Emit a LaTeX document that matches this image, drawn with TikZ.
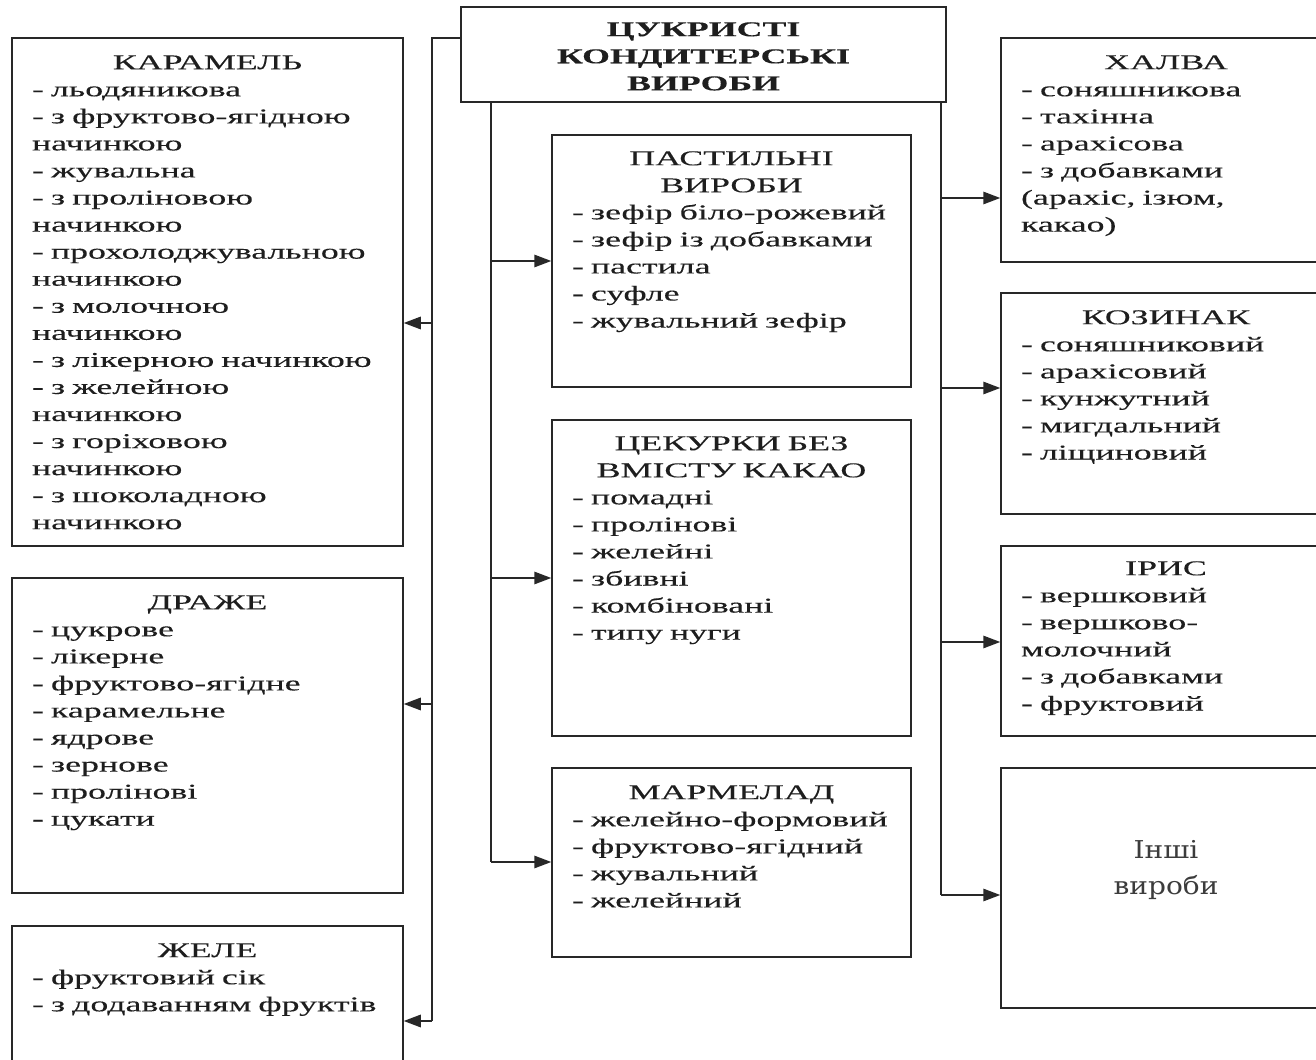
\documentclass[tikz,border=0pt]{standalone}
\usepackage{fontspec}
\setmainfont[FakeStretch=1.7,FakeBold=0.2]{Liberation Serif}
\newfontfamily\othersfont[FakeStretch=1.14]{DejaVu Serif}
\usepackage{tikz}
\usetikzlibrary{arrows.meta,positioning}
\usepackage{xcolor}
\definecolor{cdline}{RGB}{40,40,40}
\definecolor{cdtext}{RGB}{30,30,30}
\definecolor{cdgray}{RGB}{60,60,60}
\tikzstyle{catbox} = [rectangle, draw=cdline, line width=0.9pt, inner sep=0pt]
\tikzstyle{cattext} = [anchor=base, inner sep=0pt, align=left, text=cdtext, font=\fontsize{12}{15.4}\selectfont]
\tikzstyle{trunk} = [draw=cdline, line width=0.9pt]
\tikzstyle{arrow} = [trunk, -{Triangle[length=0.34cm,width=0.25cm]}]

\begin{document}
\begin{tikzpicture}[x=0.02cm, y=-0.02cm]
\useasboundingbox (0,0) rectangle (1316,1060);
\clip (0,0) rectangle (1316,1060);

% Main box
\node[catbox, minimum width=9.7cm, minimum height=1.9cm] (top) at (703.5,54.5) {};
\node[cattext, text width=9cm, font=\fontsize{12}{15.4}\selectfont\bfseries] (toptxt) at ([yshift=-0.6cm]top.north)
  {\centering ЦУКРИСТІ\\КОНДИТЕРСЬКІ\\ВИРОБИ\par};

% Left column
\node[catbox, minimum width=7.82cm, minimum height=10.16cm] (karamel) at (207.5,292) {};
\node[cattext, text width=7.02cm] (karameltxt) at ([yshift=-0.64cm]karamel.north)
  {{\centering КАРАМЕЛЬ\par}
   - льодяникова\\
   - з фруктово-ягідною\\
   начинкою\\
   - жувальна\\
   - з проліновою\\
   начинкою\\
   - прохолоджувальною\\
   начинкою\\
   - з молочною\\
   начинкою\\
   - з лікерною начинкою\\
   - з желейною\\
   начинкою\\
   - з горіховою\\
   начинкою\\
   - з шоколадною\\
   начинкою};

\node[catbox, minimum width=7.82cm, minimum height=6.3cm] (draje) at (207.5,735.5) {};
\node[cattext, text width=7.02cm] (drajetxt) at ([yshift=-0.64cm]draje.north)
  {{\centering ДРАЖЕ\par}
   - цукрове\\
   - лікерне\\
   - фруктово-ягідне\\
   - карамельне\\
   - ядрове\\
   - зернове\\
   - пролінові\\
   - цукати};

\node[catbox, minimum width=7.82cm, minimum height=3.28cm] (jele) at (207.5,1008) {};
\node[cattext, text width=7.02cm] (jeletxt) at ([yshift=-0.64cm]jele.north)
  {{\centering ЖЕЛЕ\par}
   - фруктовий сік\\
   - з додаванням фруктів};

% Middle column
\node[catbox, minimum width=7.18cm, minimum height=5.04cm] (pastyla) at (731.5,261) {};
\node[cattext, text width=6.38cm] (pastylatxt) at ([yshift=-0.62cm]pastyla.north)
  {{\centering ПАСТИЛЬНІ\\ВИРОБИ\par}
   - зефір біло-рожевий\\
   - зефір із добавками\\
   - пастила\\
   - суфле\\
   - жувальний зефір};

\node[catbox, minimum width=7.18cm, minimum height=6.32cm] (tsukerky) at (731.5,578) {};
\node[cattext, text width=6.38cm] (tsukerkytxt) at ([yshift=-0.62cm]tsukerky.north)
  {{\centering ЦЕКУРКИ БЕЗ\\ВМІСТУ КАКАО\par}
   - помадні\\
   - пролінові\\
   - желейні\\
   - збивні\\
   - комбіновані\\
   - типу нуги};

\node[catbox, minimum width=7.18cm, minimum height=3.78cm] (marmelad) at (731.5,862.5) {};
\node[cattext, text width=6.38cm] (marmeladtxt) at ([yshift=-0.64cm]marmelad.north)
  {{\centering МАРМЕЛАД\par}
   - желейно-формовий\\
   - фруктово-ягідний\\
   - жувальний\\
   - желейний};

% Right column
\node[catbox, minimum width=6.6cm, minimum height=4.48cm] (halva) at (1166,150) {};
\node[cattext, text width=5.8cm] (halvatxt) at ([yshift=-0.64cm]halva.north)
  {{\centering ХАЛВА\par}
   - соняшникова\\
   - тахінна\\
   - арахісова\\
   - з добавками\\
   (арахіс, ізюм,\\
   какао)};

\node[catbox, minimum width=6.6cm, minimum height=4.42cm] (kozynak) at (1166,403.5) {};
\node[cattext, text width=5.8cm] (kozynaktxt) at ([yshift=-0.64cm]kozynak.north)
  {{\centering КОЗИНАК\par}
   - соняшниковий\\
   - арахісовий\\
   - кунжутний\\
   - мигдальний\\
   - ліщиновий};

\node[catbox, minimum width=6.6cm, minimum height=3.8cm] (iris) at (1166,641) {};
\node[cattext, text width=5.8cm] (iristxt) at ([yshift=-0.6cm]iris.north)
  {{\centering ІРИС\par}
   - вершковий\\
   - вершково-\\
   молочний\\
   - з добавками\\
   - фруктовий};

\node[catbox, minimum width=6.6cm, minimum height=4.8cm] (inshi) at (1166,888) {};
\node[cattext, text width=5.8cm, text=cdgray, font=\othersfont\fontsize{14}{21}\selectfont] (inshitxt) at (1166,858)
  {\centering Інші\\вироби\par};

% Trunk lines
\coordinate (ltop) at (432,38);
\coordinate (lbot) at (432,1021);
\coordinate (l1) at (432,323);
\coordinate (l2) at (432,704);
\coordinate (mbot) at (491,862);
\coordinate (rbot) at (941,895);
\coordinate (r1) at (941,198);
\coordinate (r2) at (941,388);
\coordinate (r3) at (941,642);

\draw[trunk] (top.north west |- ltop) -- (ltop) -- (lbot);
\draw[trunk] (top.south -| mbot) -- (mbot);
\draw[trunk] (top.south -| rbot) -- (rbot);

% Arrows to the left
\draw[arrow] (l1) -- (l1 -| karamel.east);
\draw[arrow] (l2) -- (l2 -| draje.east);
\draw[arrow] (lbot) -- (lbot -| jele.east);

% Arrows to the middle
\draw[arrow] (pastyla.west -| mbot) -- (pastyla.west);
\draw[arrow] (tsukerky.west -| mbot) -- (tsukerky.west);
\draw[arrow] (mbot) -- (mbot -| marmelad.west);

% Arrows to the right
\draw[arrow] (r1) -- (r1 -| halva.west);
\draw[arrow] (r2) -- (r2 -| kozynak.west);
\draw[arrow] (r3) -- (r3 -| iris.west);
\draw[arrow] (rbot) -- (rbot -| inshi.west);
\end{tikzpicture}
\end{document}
━━━
■ EXERCISE DIRECTIONS ■
Keep the pictures out of the copy and return the rest of the data above exactly.

■ FINAL ANSWER ■
Emit a LaTeX document that matches this image, drawn with TikZ.
\documentclass[tikz,border=0pt]{standalone}
\usepackage{fontspec}
\setmainfont[FakeStretch=1.7,FakeBold=0.2]{Liberation Serif}
\newfontfamily\othersfont[FakeStretch=1.14]{DejaVu Serif}
\usepackage{tikz}
\usetikzlibrary{arrows.meta,positioning}
\usepackage{xcolor}
\definecolor{cdline}{RGB}{40,40,40}
\definecolor{cdtext}{RGB}{30,30,30}
\definecolor{cdgray}{RGB}{60,60,60}
\tikzstyle{catbox} = [rectangle, draw=cdline, line width=0.9pt, inner sep=0pt]
\tikzstyle{cattext} = [anchor=base, inner sep=0pt, align=left, text=cdtext, font=\fontsize{12}{15.4}\selectfont]
\tikzstyle{trunk} = [draw=cdline, line width=0.9pt]
\tikzstyle{arrow} = [trunk, -{Triangle[length=0.34cm,width=0.25cm]}]

\begin{document}
\begin{tikzpicture}[x=0.02cm, y=-0.02cm]
\useasboundingbox (0,0) rectangle (1316,1060);
\clip (0,0) rectangle (1316,1060);

% Main box
\node[catbox, minimum width=9.7cm, minimum height=1.9cm] (top) at (703.5,54.5) {};
\node[cattext, text width=9cm, font=\fontsize{12}{15.4}\selectfont\bfseries] (toptxt) at ([yshift=-0.6cm]top.north)
  {\centering ЦУКРИСТІ\\КОНДИТЕРСЬКІ\\ВИРОБИ\par};

% Left column
\node[catbox, minimum width=7.82cm, minimum height=10.16cm] (karamel) at (207.5,292) {};
\node[cattext, text width=7.02cm] (karameltxt) at ([yshift=-0.64cm]karamel.north)
  {{\centering КАРАМЕЛЬ\par}
   - льодяникова\\
   - з фруктово-ягідною\\
   начинкою\\
   - жувальна\\
   - з проліновою\\
   начинкою\\
   - прохолоджувальною\\
   начинкою\\
   - з молочною\\
   начинкою\\
   - з лікерною начинкою\\
   - з желейною\\
   начинкою\\
   - з горіховою\\
   начинкою\\
   - з шоколадною\\
   начинкою};

\node[catbox, minimum width=7.82cm, minimum height=6.3cm] (draje) at (207.5,735.5) {};
\node[cattext, text width=7.02cm] (drajetxt) at ([yshift=-0.64cm]draje.north)
  {{\centering ДРАЖЕ\par}
   - цукрове\\
   - лікерне\\
   - фруктово-ягідне\\
   - карамельне\\
   - ядрове\\
   - зернове\\
   - пролінові\\
   - цукати};

\node[catbox, minimum width=7.82cm, minimum height=3.28cm] (jele) at (207.5,1008) {};
\node[cattext, text width=7.02cm] (jeletxt) at ([yshift=-0.64cm]jele.north)
  {{\centering ЖЕЛЕ\par}
   - фруктовий сік\\
   - з додаванням фруктів};

% Middle column
\node[catbox, minimum width=7.18cm, minimum height=5.04cm] (pastyla) at (731.5,261) {};
\node[cattext, text width=6.38cm] (pastylatxt) at ([yshift=-0.62cm]pastyla.north)
  {{\centering ПАСТИЛЬНІ\\ВИРОБИ\par}
   - зефір біло-рожевий\\
   - зефір із добавками\\
   - пастила\\
   - суфле\\
   - жувальний зефір};

\node[catbox, minimum width=7.18cm, minimum height=6.32cm] (tsukerky) at (731.5,578) {};
\node[cattext, text width=6.38cm] (tsukerkytxt) at ([yshift=-0.62cm]tsukerky.north)
  {{\centering ЦЕКУРКИ БЕЗ\\ВМІСТУ КАКАО\par}
   - помадні\\
   - пролінові\\
   - желейні\\
   - збивні\\
   - комбіновані\\
   - типу нуги};

\node[catbox, minimum width=7.18cm, minimum height=3.78cm] (marmelad) at (731.5,862.5) {};
\node[cattext, text width=6.38cm] (marmeladtxt) at ([yshift=-0.64cm]marmelad.north)
  {{\centering МАРМЕЛАД\par}
   - желейно-формовий\\
   - фруктово-ягідний\\
   - жувальний\\
   - желейний};

% Right column
\node[catbox, minimum width=6.6cm, minimum height=4.48cm] (halva) at (1166,150) {};
\node[cattext, text width=5.8cm] (halvatxt) at ([yshift=-0.64cm]halva.north)
  {{\centering ХАЛВА\par}
   - соняшникова\\
   - тахінна\\
   - арахісова\\
   - з добавками\\
   (арахіс, ізюм,\\
   какао)};

\node[catbox, minimum width=6.6cm, minimum height=4.42cm] (kozynak) at (1166,403.5) {};
\node[cattext, text width=5.8cm] (kozynaktxt) at ([yshift=-0.64cm]kozynak.north)
  {{\centering КОЗИНАК\par}
   - соняшниковий\\
   - арахісовий\\
   - кунжутний\\
   - мигдальний\\
   - ліщиновий};

\node[catbox, minimum width=6.6cm, minimum height=3.8cm] (iris) at (1166,641) {};
\node[cattext, text width=5.8cm] (iristxt) at ([yshift=-0.6cm]iris.north)
  {{\centering ІРИС\par}
   - вершковий\\
   - вершково-\\
   молочний\\
   - з добавками\\
   - фруктовий};

\node[catbox, minimum width=6.6cm, minimum height=4.8cm] (inshi) at (1166,888) {};
\node[cattext, text width=5.8cm, text=cdgray, font=\othersfont\fontsize{14}{21}\selectfont] (inshitxt) at (1166,858)
  {\centering Інші\\вироби\par};

% Trunk lines
\coordinate (ltop) at (432,38);
\coordinate (lbot) at (432,1021);
\coordinate (l1) at (432,323);
\coordinate (l2) at (432,704);
\coordinate (mbot) at (491,862);
\coordinate (rbot) at (941,895);
\coordinate (r1) at (941,198);
\coordinate (r2) at (941,388);
\coordinate (r3) at (941,642);

\draw[trunk] (top.north west |- ltop) -- (ltop) -- (lbot);
\draw[trunk] (top.south -| mbot) -- (mbot);
\draw[trunk] (top.south -| rbot) -- (rbot);

% Arrows to the left
\draw[arrow] (l1) -- (l1 -| karamel.east);
\draw[arrow] (l2) -- (l2 -| draje.east);
\draw[arrow] (lbot) -- (lbot -| jele.east);

% Arrows to the middle
\draw[arrow] (pastyla.west -| mbot) -- (pastyla.west);
\draw[arrow] (tsukerky.west -| mbot) -- (tsukerky.west);
\draw[arrow] (mbot) -- (mbot -| marmelad.west);

% Arrows to the right
\draw[arrow] (r1) -- (r1 -| halva.west);
\draw[arrow] (r2) -- (r2 -| kozynak.west);
\draw[arrow] (r3) -- (r3 -| iris.west);
\draw[arrow] (rbot) -- (rbot -| inshi.west);
\end{tikzpicture}
\end{document}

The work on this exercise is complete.